The existential threat of a warming planet caught up with the Strauss Wind Energy Project at the Santa Barbara County Planning Commission last week. Three of the five commissioners agreed to allow the project to proceed without a federal permit to “take” golden eagles, a fully protected species in California known to nest in Lompoc’s San Miguelito Canyon and have a strong migration through the area in the late fall.
Project developer BayWa r.e. has been working on the 27-turbine project since 2016. It’s virtually the same project that the Lompoc Wind Project had been working on for 15 years before that. The 267-foot-tall turbines can generate as much as 98 carbon-free megawatts, enough electricity to energize 43,000 homes. The power has already been sold to Marin Clean Energy for 15 years, reducing the need for fossil-fuel peaker plants in the energy coalition’s four Bay Area counties — and avoiding approximately 40,000 metric tons of carbon dioxide emissions.
From the get-go, the project faced stiff resistance from residents living near the turbines, as well as from the avian community. Appeals were denied by the Board of Supervisors in 2009, which were upheld in the federal courts. BayWa was close to flipping the “on” switch this fall, until it realized the U.S. Fish & Wildlife permit was going to take one to three years to complete. The company then returned to the Planning Commission to revise its conditions that required the permit. As Commissioner Laura Bridley said, the day’s decision was a “tradeoff between two noble goals, saving wildlife and getting wind energy on the grid.”
At the August 9 hearing, the second held on the permit revision, Andy Caldwell from the Coalition of Labor, Agriculture & Business (COLAB) and Katherine Emery and Steven Ferry of the Santa Barbara Audubon Society protested that BayWa was going to be allowed to be late in applying for the federal “incidental take permit.” Caldwell argued that the change was substantial enough to require a supplemental environmental impact report (EIR). Emery and Ferry offered several mitigation measures that BayWa should include instead, such as requiring a search for eagle carcasses once a week across the nearly 3,000 acres using dogs to find them.
During the commissioners and staff discussion of the “incidental take” permit, John Parke, who chairs the Planning Commission, spoke of two articles he’d read recently. In one, the National Audubon Society said climate change was a far greater threat to natural wildlife than powerlines or wind turbines. The national group felt so strongly about this, said Parke, that it had told local groups that to oppose bird deaths on principle was to miss the bigger picture.
The second story was about an examination of 175 bird carcasses that had died on power lines, presumably of electrocution. Two-thirds contained shotgun pellets or fragments of rifle bullets, leading Parke to remark that the payment to the feds to retrofit powerlines against accidental bird kills was likely a wasted effort.
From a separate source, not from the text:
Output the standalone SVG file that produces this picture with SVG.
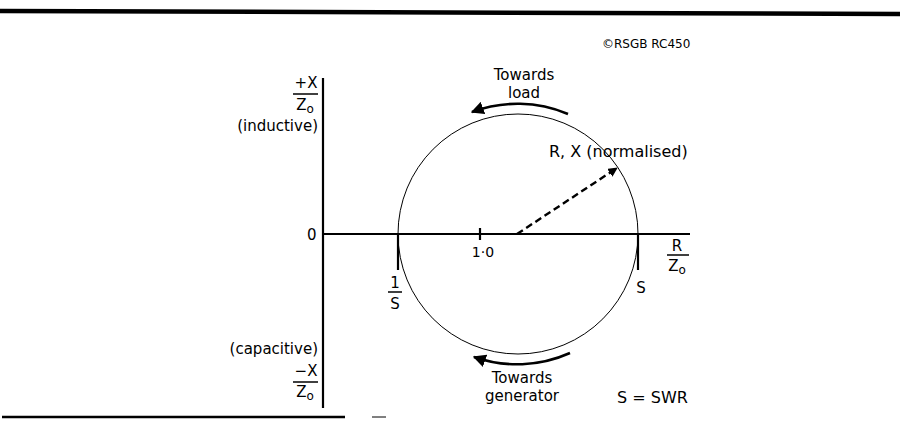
<svg xmlns="http://www.w3.org/2000/svg" width="900" height="427" viewBox="0 0 900 427">
<defs>
<style>
text{font-family:"DejaVu Sans","Liberation Sans",sans-serif;font-size:15px;fill:#000}
.m{text-anchor:middle}
.e{text-anchor:end}
.ax{stroke:#000;stroke-width:2.2;fill:none}
.thin{stroke:#000;stroke-width:1;fill:none}
.arc{stroke:#000;stroke-width:2.6;fill:none}
.bar{stroke:#000;stroke-width:1.5}
.sub{font-size:12px}
</style>
<marker id="ah" viewBox="0 0 10 10" refX="9" refY="5" markerWidth="5" markerHeight="5" orient="auto" markerUnits="strokeWidth">
<path d="M0,0 L10,5 L0,10 z" fill="#000"/>
</marker>
<marker id="ah2" viewBox="0 0 10 10" refX="9" refY="5" markerWidth="4" markerHeight="4" orient="auto" markerUnits="strokeWidth">
<path d="M0,0 L10,5 L0,10 z" fill="#000"/>
</marker>
</defs>
<g id="frame">
<line x1="0" y1="11" x2="900" y2="14" stroke="#000" stroke-width="4.5"/>
<line x1="2" y1="417" x2="345" y2="417" stroke="#000" stroke-width="2.5"/>
<line x1="372" y1="417" x2="386" y2="417" stroke="#000" stroke-width="1"/>
</g>
<g id="copyright"><text x="602" y="48" style="font-size:12px">©RSGB RC450</text></g>
<g id="axes">
<line class="ax" x1="323" y1="78" x2="323" y2="408"/>
<line class="ax" x1="323" y1="234" x2="690" y2="234"/>
<line class="ax" x1="480" y1="228" x2="480" y2="240"/>
</g>
<g id="circle"><circle class="thin" cx="518" cy="234" r="120"/></g>
<g id="connectors">
<line x1="517" y1="234" x2="617" y2="168" stroke="#000" stroke-width="2.4" stroke-dasharray="7,4" marker-end="url(#ah2)"/>
<path class="arc" d="M568,114 A130,130 0 0 0 472,112" marker-end="url(#ah)"/>
<path class="arc" d="M570,353 A130,130 0 0 1 474,357" marker-end="url(#ah)"/>
<line class="ax" x1="398" y1="234" x2="398" y2="270"/>
<line class="ax" x1="638" y1="234" x2="638" y2="270"/>
</g>
<g id="yplus">
<text class="m" x="306" y="88">+X</text>
<line class="bar" x1="293" y1="94" x2="318" y2="94"/>
<text class="m" x="305" y="110">Z<tspan dy="3" class="sub">o</tspan></text>
<text class="e" x="318" y="131">(inductive)</text>
</g>
<g id="zero"><text x="307" y="240">0</text></g>
<g id="yminus">
<text class="e" x="318" y="354">(capacitive)</text>
<text class="m" x="306" y="376">−X</text>
<line class="bar" x1="293" y1="382" x2="318" y2="382"/>
<text class="m" x="305" y="397">Z<tspan dy="3" class="sub">o</tspan></text>
</g>
<g id="xlabel">
<text class="m" x="677" y="251">R</text>
<line class="bar" x1="667" y1="255" x2="689" y2="255"/>
<text class="m" x="677" y="271">Z<tspan dy="3" class="sub">o</tspan></text>
</g>
<g id="one"><text class="m" x="483" y="257" style="font-size:14px">1·0</text></g>
<g id="inv-s">
<text class="m" x="395" y="288">1</text>
<line class="bar" x1="388" y1="292" x2="402" y2="292"/>
<text class="m" x="395" y="309">S</text>
</g>
<g id="s"><text class="m" x="641" y="293">S</text></g>
<g id="load"><text class="m" x="524" y="80">Towards</text><text class="m" x="524" y="98">load</text></g>
<g id="gen"><text class="m" x="522" y="383">Towards</text><text class="m" x="522" y="401">generator</text></g>
<g id="rx"><text x="549" y="157" style="font-size:16px">R, X (normalised)</text></g>
<g id="swr"><text x="617" y="403" style="font-size:16px">S = SWR</text></g>
</svg>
Parke indicated that the Bird and Bat Adaptive Management Plan written for the Strauss Wind project would cover the same, or larger, territory as the federal take permit. In the county plan, for one eagle killed or injured, BayWa would have to notify the county and increase its carcass search. If a second creature were injured or killed, the penalty rises to “adaptive measures” per the Planning Commission. These include reducing the quantity of prey attracting the eagles by means other than poison, erecting warning towers to divert birds, curtailing turbine operations selectively based on location of mortalities or seasonal bird activity, or restricting turbine operation to low wind speeds. The plan also includes non-listed, non-sensitive bird and bat species, and raptors, and the take numbers go from 2-12 fatalities per year for these species.
The federal “take” permit is still a new one for wind farms, county energy planner Errin Briggs later told the Independent. Strauss was only the second wind farm in the country to apply for the permit, which requires an in-lieu fee for an estimated species kill or injury by a project, money that goes toward improving power lines to prevent eagle deaths. California is setting up an “incidental take permit” based on the federal terms, but it has yet to exit the concept stage.
BayWa, represented by CEO Gordon MacDougall, stated they were happy to comply with the commission’s additions to the conditions, and that the company would complete its permit application with U.S. Fish & Wildlife for the incidental take permit. For the county, BayWa additionally agreed to weekly searches for eagle carcasses, but without dogs; that the company pay $30,000 to a raptor rehabilitation center for each carcass or injury; once California’s incidental take permit is in place, that BayWa obtain one; and that the change was of such insignificance that a supplemental EIR was not necessary.
COLAB’s Caldwell indicated he would appeal the Planning Commission decision to the Board of Supervisors. He also proclaimed to the commissioners that the golden eagle was the symbol of the United States, the poster child of the Endangered Species Act, until he was corrected by John Parke, who advised him to check the color of the eagle’s head — the national bird has a white head, not golden. To which Caldwell retorted, “Close enough.”